_Data section_
####################
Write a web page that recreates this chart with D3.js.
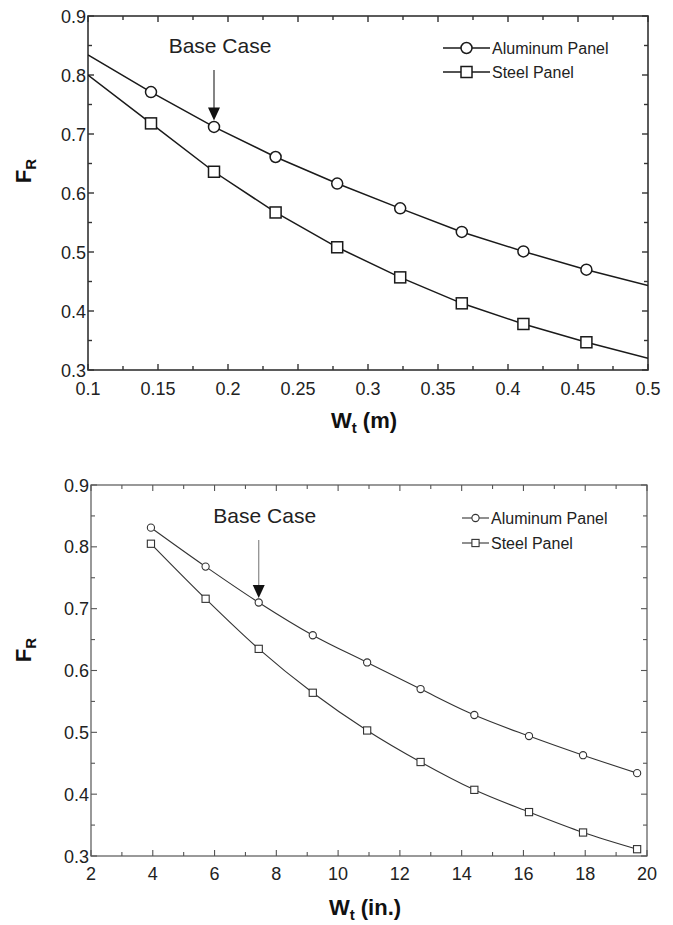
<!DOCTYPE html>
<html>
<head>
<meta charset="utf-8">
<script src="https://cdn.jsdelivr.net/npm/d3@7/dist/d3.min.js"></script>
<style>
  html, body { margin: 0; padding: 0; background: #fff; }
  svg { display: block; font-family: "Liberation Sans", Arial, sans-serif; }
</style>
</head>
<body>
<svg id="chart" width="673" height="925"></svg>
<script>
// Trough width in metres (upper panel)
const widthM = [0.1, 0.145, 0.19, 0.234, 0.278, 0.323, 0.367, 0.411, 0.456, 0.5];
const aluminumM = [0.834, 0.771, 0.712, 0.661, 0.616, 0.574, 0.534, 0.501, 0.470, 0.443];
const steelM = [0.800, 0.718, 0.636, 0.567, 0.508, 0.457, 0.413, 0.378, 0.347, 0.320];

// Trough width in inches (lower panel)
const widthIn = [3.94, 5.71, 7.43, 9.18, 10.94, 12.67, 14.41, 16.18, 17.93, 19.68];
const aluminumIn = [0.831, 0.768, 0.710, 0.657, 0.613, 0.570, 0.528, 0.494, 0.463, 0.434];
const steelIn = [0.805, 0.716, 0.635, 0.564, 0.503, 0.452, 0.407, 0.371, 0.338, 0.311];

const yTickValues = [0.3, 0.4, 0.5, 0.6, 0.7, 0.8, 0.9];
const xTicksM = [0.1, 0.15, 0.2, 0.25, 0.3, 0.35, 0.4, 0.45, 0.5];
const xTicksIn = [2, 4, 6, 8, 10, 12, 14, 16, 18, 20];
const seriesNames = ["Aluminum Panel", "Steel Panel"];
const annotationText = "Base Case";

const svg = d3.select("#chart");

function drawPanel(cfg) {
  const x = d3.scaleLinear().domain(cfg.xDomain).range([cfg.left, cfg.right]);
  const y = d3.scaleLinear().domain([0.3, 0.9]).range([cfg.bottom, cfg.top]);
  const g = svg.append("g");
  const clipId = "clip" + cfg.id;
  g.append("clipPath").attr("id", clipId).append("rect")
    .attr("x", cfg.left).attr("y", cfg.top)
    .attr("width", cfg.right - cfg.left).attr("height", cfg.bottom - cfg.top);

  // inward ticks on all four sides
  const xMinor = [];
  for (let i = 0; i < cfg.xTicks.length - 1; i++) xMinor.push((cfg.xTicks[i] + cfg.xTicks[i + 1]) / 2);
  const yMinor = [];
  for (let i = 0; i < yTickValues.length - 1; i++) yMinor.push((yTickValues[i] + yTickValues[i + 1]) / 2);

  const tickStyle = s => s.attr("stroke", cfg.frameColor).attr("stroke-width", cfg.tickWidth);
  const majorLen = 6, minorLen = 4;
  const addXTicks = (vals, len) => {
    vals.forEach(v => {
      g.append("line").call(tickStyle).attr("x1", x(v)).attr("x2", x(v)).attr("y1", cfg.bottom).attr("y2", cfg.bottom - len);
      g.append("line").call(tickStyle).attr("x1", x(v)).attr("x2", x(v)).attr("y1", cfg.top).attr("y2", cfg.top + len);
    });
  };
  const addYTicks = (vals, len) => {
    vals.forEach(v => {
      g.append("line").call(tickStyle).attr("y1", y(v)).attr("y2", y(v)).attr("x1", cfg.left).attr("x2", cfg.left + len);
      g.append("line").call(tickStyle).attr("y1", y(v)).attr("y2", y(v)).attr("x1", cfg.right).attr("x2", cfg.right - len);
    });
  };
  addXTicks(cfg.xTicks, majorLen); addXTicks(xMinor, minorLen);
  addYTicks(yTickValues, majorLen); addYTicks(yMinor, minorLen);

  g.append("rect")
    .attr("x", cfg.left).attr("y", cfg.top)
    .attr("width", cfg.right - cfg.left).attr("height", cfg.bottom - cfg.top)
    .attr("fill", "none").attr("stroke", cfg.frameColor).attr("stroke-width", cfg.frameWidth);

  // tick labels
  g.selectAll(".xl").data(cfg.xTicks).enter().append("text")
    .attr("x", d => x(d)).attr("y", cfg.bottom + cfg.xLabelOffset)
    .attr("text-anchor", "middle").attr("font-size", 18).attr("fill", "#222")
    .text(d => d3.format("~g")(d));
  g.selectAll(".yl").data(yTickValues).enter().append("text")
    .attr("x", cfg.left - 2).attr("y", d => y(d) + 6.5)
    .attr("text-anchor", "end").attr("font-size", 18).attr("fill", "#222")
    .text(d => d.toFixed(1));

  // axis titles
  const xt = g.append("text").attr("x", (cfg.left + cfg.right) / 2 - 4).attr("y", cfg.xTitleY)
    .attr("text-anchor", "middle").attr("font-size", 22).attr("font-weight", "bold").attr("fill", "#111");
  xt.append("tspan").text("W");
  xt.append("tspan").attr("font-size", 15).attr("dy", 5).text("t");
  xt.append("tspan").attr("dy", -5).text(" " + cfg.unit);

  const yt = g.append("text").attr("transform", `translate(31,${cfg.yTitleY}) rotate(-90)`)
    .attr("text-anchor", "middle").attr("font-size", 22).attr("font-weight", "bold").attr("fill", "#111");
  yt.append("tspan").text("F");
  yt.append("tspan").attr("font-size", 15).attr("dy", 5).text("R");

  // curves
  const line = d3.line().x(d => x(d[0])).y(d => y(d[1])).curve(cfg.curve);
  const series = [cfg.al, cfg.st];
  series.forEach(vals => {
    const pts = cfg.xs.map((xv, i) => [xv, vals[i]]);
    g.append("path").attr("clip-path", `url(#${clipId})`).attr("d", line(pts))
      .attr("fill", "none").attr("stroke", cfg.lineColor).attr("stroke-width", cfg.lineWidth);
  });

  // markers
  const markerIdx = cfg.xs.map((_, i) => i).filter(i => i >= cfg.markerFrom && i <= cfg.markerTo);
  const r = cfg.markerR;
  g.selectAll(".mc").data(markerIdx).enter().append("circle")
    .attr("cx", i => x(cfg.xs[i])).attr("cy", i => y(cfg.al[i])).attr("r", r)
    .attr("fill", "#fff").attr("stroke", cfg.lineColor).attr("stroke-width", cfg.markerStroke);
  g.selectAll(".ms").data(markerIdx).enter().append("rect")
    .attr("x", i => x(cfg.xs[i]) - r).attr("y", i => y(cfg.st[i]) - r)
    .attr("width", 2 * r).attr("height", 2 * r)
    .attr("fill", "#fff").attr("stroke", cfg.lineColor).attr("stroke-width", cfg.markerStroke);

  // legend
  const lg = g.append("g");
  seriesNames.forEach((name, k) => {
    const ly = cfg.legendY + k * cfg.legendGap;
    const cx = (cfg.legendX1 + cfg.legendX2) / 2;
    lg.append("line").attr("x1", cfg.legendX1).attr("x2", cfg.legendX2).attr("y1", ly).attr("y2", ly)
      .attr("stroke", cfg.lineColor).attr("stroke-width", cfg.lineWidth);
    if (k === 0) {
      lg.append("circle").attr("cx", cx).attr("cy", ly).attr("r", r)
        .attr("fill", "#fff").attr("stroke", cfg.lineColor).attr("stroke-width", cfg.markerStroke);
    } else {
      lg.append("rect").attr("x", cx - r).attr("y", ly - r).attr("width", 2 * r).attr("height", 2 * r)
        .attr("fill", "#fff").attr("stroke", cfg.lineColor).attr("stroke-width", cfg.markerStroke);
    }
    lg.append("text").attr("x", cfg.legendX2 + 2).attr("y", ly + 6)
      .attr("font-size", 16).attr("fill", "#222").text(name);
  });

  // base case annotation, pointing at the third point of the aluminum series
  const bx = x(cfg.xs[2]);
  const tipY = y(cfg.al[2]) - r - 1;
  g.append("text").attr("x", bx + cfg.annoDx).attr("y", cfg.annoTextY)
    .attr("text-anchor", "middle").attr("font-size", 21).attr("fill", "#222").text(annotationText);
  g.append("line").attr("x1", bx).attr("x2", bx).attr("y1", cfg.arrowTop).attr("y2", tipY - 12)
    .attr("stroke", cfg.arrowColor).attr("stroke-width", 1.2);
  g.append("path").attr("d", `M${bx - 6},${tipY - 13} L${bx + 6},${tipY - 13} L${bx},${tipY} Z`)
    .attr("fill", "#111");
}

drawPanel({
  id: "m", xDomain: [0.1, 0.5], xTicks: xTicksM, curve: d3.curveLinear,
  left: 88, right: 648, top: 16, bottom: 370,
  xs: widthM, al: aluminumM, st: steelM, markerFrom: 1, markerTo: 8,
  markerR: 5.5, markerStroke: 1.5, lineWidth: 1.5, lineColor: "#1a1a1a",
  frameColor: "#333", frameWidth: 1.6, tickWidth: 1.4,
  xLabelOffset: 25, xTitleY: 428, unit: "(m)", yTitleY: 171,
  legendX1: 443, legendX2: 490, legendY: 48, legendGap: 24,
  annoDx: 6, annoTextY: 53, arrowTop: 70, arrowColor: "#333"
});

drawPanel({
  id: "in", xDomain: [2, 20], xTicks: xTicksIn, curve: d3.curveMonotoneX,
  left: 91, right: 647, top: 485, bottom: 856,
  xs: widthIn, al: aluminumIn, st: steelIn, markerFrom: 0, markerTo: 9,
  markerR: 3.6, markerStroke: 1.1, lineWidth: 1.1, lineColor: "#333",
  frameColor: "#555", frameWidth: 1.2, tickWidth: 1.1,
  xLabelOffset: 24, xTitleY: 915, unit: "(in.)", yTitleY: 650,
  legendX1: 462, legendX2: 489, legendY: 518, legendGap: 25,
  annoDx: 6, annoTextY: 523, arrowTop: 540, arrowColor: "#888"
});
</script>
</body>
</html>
####################
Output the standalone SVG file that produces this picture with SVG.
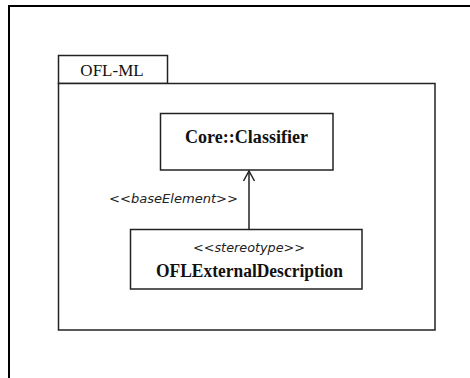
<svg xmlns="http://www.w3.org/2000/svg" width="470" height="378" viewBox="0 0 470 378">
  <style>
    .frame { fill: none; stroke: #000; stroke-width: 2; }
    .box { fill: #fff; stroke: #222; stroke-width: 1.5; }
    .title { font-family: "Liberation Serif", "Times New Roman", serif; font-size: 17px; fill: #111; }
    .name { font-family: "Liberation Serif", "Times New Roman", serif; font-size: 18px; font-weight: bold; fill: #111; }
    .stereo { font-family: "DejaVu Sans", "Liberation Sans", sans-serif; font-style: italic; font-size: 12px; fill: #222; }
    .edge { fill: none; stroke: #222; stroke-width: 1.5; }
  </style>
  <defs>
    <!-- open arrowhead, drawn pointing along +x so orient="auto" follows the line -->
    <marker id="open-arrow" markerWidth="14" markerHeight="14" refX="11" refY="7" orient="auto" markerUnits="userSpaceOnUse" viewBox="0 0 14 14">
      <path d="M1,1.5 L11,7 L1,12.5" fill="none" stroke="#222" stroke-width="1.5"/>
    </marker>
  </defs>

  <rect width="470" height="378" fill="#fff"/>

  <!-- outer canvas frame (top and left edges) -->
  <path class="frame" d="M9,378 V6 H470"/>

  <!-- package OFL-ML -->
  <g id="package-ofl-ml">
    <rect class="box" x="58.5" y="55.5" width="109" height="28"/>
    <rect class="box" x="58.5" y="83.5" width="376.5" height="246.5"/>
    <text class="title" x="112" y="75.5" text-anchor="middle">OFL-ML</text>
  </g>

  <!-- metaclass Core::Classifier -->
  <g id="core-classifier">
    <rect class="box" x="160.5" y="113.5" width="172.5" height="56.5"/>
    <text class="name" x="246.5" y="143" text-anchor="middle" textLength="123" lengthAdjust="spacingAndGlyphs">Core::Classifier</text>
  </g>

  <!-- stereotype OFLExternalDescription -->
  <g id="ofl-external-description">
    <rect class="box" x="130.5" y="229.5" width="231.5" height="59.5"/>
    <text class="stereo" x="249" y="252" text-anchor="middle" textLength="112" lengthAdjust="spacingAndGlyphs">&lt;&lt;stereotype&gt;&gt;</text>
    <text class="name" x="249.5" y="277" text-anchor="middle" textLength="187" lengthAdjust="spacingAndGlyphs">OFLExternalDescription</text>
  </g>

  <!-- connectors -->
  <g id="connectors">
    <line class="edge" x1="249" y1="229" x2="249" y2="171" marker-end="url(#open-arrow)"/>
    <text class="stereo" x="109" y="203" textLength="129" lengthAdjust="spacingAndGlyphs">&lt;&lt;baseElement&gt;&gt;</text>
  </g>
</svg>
####################
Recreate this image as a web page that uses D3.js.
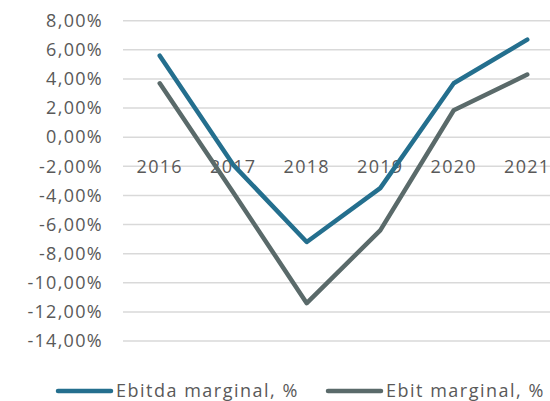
####################
Write only the number of lines that include "page".

_Result for this exercise_
2